- What is needed -
Give the number of lines in the data that hold the word "chart", and nothing else.

- Data segment -
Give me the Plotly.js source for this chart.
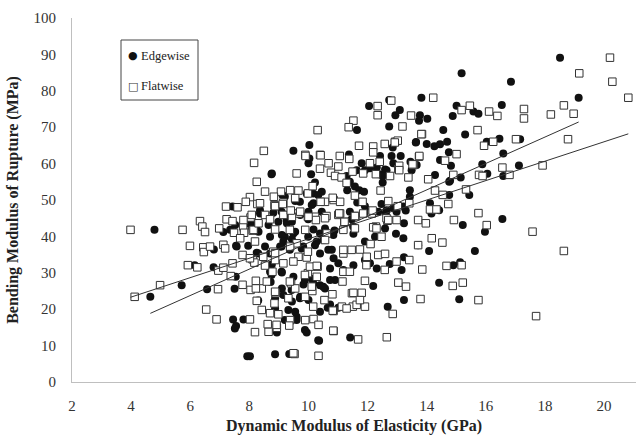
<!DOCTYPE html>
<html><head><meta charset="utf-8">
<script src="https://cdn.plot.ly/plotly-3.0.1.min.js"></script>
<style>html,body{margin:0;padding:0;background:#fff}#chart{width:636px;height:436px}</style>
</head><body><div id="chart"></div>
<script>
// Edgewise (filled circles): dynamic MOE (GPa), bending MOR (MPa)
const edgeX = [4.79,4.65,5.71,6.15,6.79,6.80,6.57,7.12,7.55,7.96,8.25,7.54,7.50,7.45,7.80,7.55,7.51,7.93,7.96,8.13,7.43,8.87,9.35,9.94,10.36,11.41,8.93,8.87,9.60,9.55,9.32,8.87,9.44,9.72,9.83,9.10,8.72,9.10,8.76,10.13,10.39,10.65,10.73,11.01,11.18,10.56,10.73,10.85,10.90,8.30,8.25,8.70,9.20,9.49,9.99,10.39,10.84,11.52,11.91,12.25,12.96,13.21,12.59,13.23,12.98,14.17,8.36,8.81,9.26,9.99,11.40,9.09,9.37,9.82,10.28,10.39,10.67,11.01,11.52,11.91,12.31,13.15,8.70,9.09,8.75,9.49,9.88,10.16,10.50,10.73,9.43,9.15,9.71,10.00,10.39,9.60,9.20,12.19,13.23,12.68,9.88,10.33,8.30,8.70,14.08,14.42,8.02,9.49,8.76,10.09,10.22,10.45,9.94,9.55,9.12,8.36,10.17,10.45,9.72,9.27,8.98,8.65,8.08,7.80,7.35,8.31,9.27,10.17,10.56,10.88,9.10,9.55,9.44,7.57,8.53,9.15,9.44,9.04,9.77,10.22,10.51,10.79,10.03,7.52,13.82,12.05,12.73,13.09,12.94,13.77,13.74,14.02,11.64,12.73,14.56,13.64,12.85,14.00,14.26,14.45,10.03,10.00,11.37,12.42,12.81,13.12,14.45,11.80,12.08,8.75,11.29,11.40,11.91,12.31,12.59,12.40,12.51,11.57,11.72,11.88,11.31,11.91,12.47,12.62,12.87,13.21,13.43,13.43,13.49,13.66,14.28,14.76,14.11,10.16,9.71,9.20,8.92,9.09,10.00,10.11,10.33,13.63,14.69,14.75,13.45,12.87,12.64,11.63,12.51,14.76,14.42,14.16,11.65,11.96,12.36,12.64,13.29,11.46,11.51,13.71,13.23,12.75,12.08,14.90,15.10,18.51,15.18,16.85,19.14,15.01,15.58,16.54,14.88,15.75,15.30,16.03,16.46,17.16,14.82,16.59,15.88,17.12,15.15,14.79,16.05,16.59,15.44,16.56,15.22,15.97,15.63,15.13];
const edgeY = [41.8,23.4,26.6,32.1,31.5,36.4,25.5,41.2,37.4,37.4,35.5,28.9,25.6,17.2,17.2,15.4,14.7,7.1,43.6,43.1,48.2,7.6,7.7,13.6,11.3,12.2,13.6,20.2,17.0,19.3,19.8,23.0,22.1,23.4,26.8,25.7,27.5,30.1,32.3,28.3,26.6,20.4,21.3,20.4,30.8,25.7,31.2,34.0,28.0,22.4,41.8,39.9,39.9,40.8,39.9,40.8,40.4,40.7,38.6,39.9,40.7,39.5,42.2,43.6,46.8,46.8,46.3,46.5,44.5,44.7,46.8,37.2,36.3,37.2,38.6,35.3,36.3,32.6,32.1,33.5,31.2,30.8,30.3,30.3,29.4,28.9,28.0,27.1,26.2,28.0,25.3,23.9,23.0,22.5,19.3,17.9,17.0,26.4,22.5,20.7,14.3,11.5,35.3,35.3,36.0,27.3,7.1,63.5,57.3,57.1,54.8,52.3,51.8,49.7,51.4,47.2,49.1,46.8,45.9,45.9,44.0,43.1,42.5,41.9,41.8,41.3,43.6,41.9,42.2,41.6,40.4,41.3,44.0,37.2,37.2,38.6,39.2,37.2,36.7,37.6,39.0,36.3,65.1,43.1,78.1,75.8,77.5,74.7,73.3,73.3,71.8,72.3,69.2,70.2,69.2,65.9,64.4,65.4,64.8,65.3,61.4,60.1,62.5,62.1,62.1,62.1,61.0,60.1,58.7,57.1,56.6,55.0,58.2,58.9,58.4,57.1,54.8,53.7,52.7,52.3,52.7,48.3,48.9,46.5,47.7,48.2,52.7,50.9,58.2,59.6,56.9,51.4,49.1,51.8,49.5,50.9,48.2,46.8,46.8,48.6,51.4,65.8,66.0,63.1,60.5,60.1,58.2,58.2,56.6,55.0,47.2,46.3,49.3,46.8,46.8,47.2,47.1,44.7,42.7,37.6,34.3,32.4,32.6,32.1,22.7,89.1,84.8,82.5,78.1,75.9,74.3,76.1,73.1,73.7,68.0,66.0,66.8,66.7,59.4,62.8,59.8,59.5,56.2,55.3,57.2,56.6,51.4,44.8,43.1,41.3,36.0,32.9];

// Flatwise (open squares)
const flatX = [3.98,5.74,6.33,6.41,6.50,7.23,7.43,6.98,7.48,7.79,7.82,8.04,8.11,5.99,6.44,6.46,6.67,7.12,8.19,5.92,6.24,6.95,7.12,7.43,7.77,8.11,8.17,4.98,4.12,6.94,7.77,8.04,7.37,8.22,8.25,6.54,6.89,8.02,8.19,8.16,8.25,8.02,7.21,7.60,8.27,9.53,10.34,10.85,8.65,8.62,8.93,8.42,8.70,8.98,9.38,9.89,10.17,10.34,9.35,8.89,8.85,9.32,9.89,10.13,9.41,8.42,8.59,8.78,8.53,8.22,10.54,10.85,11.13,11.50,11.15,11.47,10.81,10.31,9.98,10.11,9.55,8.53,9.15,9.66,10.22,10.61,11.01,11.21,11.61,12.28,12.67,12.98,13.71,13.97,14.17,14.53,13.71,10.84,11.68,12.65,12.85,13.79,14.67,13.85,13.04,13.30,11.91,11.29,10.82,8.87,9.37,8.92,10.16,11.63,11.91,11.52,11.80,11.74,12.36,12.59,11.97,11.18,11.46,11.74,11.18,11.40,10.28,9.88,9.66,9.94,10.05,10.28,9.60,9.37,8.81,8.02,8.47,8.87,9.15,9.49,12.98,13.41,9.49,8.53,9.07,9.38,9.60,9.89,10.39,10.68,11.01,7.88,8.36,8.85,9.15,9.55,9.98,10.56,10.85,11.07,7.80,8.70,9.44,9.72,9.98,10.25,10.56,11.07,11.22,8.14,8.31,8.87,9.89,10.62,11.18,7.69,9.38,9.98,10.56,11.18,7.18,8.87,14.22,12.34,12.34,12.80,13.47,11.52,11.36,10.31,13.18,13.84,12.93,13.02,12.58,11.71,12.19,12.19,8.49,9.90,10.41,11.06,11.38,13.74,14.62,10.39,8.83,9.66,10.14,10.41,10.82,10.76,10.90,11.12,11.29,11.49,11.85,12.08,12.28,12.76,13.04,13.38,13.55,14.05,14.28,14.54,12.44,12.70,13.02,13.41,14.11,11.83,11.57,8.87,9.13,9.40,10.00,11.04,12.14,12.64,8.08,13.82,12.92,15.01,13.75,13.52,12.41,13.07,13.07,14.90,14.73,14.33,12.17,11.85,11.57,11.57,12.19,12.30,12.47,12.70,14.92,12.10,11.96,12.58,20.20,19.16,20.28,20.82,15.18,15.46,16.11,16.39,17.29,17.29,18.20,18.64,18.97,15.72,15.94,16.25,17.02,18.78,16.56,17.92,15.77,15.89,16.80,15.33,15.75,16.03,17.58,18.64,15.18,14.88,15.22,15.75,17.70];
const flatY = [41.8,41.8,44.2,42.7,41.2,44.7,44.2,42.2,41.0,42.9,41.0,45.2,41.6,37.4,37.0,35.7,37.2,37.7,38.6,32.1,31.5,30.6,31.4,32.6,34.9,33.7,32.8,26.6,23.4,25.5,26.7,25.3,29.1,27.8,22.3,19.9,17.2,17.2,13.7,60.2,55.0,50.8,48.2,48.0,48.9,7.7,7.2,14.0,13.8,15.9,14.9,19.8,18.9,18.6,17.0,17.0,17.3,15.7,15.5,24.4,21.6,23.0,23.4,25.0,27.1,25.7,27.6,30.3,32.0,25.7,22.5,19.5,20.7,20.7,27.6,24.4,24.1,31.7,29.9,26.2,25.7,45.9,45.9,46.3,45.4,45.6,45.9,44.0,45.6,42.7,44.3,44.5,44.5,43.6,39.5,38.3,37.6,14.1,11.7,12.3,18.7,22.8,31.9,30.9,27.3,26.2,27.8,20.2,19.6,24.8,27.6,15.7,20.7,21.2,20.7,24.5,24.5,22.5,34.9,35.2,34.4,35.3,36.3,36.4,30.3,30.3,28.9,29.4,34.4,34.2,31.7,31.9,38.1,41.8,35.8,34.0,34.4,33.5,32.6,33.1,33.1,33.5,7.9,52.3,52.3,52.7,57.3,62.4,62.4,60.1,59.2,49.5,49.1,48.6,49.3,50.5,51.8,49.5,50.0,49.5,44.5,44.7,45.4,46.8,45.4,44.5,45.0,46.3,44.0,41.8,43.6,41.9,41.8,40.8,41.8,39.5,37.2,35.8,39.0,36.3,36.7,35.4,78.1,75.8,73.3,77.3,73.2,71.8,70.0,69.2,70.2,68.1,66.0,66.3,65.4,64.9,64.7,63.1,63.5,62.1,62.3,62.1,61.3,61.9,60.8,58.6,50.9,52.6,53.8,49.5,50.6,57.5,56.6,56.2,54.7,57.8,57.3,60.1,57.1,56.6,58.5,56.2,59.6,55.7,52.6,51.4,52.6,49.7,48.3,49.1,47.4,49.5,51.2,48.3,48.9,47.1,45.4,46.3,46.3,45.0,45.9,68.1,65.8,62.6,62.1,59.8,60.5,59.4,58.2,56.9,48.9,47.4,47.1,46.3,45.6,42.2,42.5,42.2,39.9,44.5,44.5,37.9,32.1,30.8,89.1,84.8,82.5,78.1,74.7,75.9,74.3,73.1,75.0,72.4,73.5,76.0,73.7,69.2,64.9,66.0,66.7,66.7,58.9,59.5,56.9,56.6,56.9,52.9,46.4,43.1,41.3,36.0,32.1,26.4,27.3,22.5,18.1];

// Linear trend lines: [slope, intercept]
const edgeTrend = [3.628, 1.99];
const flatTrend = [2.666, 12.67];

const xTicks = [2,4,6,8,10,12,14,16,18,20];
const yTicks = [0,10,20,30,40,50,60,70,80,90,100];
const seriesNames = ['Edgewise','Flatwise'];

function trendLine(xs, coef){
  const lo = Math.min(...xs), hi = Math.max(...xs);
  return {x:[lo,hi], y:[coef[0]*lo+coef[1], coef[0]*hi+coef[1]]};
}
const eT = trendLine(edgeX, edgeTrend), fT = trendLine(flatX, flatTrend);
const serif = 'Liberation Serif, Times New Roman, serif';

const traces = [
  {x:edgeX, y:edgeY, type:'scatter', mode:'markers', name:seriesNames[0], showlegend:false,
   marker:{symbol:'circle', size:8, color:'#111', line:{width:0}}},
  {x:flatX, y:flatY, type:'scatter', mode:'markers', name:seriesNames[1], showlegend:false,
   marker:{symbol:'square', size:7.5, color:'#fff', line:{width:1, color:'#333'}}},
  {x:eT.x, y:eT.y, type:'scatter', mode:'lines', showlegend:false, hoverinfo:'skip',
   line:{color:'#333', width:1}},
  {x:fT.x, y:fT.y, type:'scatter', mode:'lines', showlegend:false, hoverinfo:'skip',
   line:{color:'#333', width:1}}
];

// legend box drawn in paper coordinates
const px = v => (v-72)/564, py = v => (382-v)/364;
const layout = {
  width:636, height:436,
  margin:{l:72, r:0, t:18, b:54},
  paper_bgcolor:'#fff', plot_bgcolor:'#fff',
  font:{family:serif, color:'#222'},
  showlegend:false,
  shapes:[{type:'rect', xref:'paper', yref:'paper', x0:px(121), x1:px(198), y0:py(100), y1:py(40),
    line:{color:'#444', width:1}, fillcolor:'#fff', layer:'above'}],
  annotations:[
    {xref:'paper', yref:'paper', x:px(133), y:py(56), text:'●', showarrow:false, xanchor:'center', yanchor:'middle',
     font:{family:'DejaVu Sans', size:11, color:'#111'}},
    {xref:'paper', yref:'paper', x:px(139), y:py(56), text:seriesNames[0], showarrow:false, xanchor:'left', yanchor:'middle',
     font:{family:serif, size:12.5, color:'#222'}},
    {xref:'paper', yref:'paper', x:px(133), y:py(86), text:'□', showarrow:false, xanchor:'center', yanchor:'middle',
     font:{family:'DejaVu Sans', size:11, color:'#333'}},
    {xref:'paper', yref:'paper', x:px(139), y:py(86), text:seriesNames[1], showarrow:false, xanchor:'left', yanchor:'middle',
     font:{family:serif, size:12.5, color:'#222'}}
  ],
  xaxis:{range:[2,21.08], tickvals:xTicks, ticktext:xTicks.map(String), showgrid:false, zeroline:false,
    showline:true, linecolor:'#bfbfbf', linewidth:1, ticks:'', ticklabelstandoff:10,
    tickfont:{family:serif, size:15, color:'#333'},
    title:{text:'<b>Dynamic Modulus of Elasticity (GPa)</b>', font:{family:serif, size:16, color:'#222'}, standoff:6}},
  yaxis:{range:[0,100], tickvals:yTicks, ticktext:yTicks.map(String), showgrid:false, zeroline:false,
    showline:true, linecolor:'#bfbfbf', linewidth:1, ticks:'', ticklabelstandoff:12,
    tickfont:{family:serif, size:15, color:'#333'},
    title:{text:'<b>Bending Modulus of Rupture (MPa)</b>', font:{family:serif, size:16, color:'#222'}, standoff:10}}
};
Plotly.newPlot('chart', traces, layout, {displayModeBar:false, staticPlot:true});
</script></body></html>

- Correct answer -
4